You Don’t Need to Be Sophisticated Investor to Use 1031 Exchanges for Property Swaps

One of the most common misconceptions about 1031 exchanges is that they are “tax loopholes” designed to benefit the ultra-wealthy real estate investor or a large real estate developer. This is simply not true.

 

Tax-deferred exchanges, in one form or another, have been in existence for more than a hundred years to help American taxpayers continue their investments with a reduced tax burden. Section 1031 of the Internal Revenue Code (IRC) provides anyone who uses a property for their business or as investment property with the ability to postpone paying taxes on the financial gain of a sale of a property, as long as they follow certain exchange rules and reinvest the proceeds in a similar “like-kind” property.

 

According to the IRS, this includes individuals, C corporations, S corporations, partnerships (general or limited), limited liability companies, trusts and any other taxpaying entity. This is far from a “tax loophole” for only the most sophisticated investors— taxpayers of many shapes, sizes and circumstances can take advantage of a 1031 exchange.

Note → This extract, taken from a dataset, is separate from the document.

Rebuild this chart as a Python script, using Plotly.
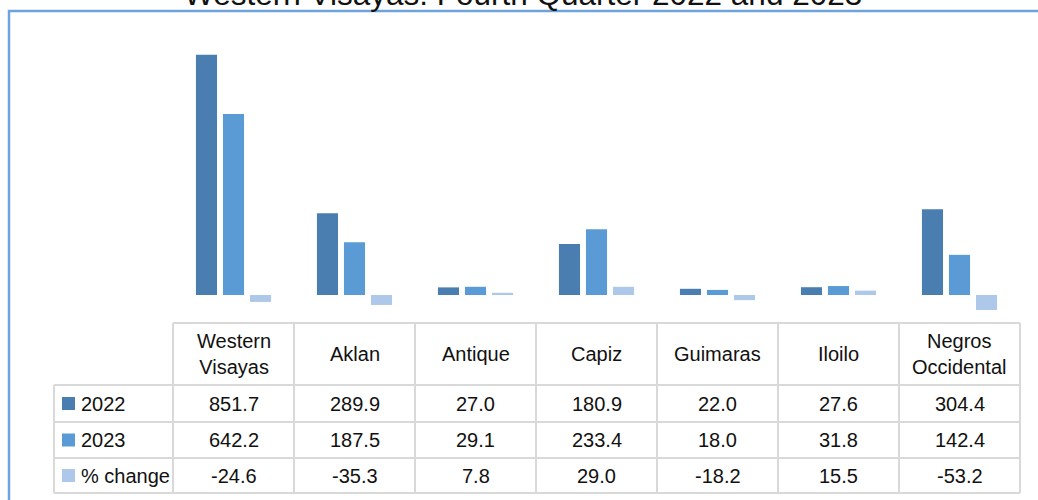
import plotly.graph_objects as go

categories = ["Western Visayas", "Aklan", "Antique", "Capiz", "Guimaras", "Iloilo", "Negros Occidental"]
header_labels = ["Western<br>Visayas", "Aklan", "Antique", "Capiz", "Guimaras", "Iloilo", "Negros<br>Occidental"]
series_names = ["2022", "2023", "% change"]
values_2022 = [851.7, 289.9, 27.0, 180.9, 22.0, 27.6, 304.4]
values_2023 = [642.2, 187.5, 29.1, 233.4, 18.0, 31.8, 142.4]
pct_change = [-24.6, -35.3, 7.8, 29.0, -18.2, 15.5, -53.2]
title_text = "Western Visayas: Fourth Quarter 2022 and 2023"

colors = ["#4A7EB0", "#5B9BD5", "#ADC8E8"]
series_values = [values_2022, values_2023, pct_change]

W, H = 1038, 500
ML, MR, MT, MB = 173, 18, 40, 180
PW = W - ML - MR
PH = H - MT - MB
ZERO_Y = 295
SCALE = 0.282


def px(p):
    return (p - ML) / PW


def py(p):
    return (H - MB - p) / PH


fig = go.Figure()
for name, vals, col in zip(series_names, series_values, colors):
    fig.add_trace(go.Bar(x=categories, y=vals, name=name, marker=dict(color=col, line=dict(width=0)),
                         showlegend=False))

y_top = (ZERO_Y - MT) / SCALE
y_bot = -((H - MB) - ZERO_Y) / SCALE

shapes = []
annotations = []
grid_col = "#D9D9D9"
font_family = "Liberation Sans, Arial"
FS = 20

# table geometry (pixels)
table_left = 54
col_x = [173 + 121 * i for i in range(8)]
row_y = [323, 385, 422, 458, 493]

# horizontal lines
shapes.append(dict(type="line", xref="paper", yref="paper", x0=px(col_x[0]), x1=px(col_x[-1]),
                   y0=py(row_y[0]), y1=py(row_y[0]), line=dict(color=grid_col, width=2)))
for yy in row_y[1:]:
    shapes.append(dict(type="line", xref="paper", yref="paper", x0=px(table_left), x1=px(col_x[-1]),
                       y0=py(yy), y1=py(yy), line=dict(color=grid_col, width=2)))
# vertical lines
shapes.append(dict(type="line", xref="paper", yref="paper", x0=px(table_left), x1=px(table_left),
                   y0=py(row_y[1]), y1=py(row_y[-1]), line=dict(color=grid_col, width=2)))
for xx in col_x:
    shapes.append(dict(type="line", xref="paper", yref="paper", x0=px(xx), x1=px(xx),
                       y0=py(row_y[0]), y1=py(row_y[-1]), line=dict(color=grid_col, width=2)))

# header labels
for i, lab in enumerate(header_labels):
    annotations.append(dict(x=px((col_x[i] + col_x[i + 1]) / 2), y=py((row_y[0] + row_y[1]) / 2),
                            xref="paper", yref="paper", text=lab, showarrow=False,
                            font=dict(family=font_family, size=FS, color="#111111"),
                            xanchor="center", yanchor="middle"))

# data rows
for r, (name, vals, col) in enumerate(zip(series_names, series_values, colors)):
    yc = (row_y[r + 1] + row_y[r + 2]) / 2
    shapes.append(dict(type="rect", xref="paper", yref="paper", x0=px(62), x1=px(75),
                       y0=py(yc - 6.5), y1=py(yc + 6.5), fillcolor=col, line=dict(width=0)))
    annotations.append(dict(x=px(79), y=py(yc), xref="paper", yref="paper", text=name,
                            showarrow=False, xanchor="left", yanchor="middle",
                            font=dict(family=font_family, size=FS, color="#111111")))
    for i, v in enumerate(vals):
        annotations.append(dict(x=px((col_x[i] + col_x[i + 1]) / 2), y=py(yc), xref="paper", yref="paper",
                                text=f"{v:.1f}", showarrow=False, xanchor="center", yanchor="middle",
                                font=dict(family=font_family, size=FS, color="#111111")))

# outer frame
shapes.append(dict(type="rect", xref="paper", yref="paper", x0=px(9), x1=px(1045), y0=py(11), y1=py(520),
                   line=dict(color="#6FA3DC", width=2.5), fillcolor="rgba(0,0,0,0)"))

# title (partially cut off at top, as in the reference)
annotations.append(dict(x=px(523), y=py(-5.5), xref="paper", yref="paper", text=title_text, showarrow=False,
                        xanchor="center", yanchor="middle",
                        font=dict(family="Liberation Sans, Arial", size=31.5, color="#111111")))

fig.update_layout(
    width=W, height=H,
    margin=dict(l=ML, r=MR, t=MT, b=MB, pad=0),
    barmode="group", bargap=0.33, bargroupgap=0.22,
    plot_bgcolor="white", paper_bgcolor="white",
    xaxis=dict(visible=False, range=[-0.5, 6.5]),
    yaxis=dict(visible=False, range=[y_bot, y_top]),
    shapes=shapes, annotations=annotations,
)

fig.write_html("out.html", config={"displayModeBar": False},
               post_script="document.body.style.margin='0';document.body.style.overflow='hidden';")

This is welcome news for the 36% of Americans who believe that real estate is the best long-term investment they can make, according to Gallup.

 

Individual Taxpayers Can Use 1031 Exchanges, Too

While most of the IRS’s list of allowable taxpayers comprises different types of companies and businesses, individual taxpayers can also benefit from the tax incentives offered by 1031 exchanges. Essentially, anyone – regardless of wealth or financial sophistication – who owns investment property with a market value greater than its adjusted cost basis can use a 1031 exchange.

 

Small investors often overlook the possibility of a 1031 exchange because they either aren’t aware of the tax-deferral strategy or assume that these exchanges are limited to substantial commercial properties. However, most property exchanges involve the sale of residential investment properties. These properties are typically held by individual investors and small businesses. Instead of needing to cash out to pay taxes, using a 1031 exchange allows these taxpayers to reinvest their entire sale proceeds, thereby increasing their buying power, expanding their businesses, or diversifying their real estate holdings.

 

Common Situations When Individuals Can Use 1031 Exchanges

There are a variety of scenarios in which an individual taxpayer can leverage 1031 exchanges to optimize their tax strategy. These may include when individual investors are interested in selling:

 

  • Their vacation or second home, under select circumstances, to buy an investment property, such as rentals, Airbnb, or VRBOs.
  • One investment property to buy another investment property with a better ROI, such as upgrading from a single-family residence to a duplex.
  • Raw land to purchase a small retail building.
  • An outdated property used for a small business, for raw land where the taxpayer can build a property exactly to the business’s specifications and needs.
  • A small office building for apartments – or vice versa, especially if individual investors are tired of dealing with late-night calls from residential tenants.
  • A single investment property to invest in several properties.
  • An inherited rental house to buy another property of equal or higher value as an investment.

 

To help sell their properties and reach their financial goals in any of the scenarios, individual taxpayers often work with estate attorneys, accountants, and registered investment advisors. To best leverage a 1031 exchange, individual taxpayers should also collaborate with a qualified intermediary to make sure the process is as seamless as possible.

 

Those Who Can’t Use 1031 Exchanges May Come as a Surprise

Surprisingly, individual taxpayers such as “flippers” who buy and rehabilitate properties quickly for resale, and real estate developers, generally cannot take advantage of IRC 1031. The main reason is that the properties owned by these types of taxpayers are considered inventory or “property held primarily for sale,” which is specifically excluded from receiving tax deferral treatment. 

 

Additionally, taxpayers who use a second house or vacation home for more than 14 days a year or more than 10% of the days the property was rented out to others (whichever is greater) would also be unable to use a 1031 exchange to purchase a new property. Therefore, it is often safe to assume that a taxpayer who uses a second or vacation home for personal use does not qualify for 1031 exchange treatment.

 

Finally, if an individual taxpayer is trying to exchange an investment property in the U.S. for a property overseas, the properties are not considered “like-kind” and therefore not permissible under IRC 1031. However, an individual taxpayer who owns property overseas can exchange it, if subject to U.S. capital gains taxes, for other foreign property.

 

The scenarios in which an individual taxpayer—who is not an ultra-wealthy investor or real estate developer —can leverage 1031 exchanges are vast. By knowing the basic rules, any individual taxpayer with a property used in their business or for investment can easily work with a qualified intermediary to reap the rewards of their investment.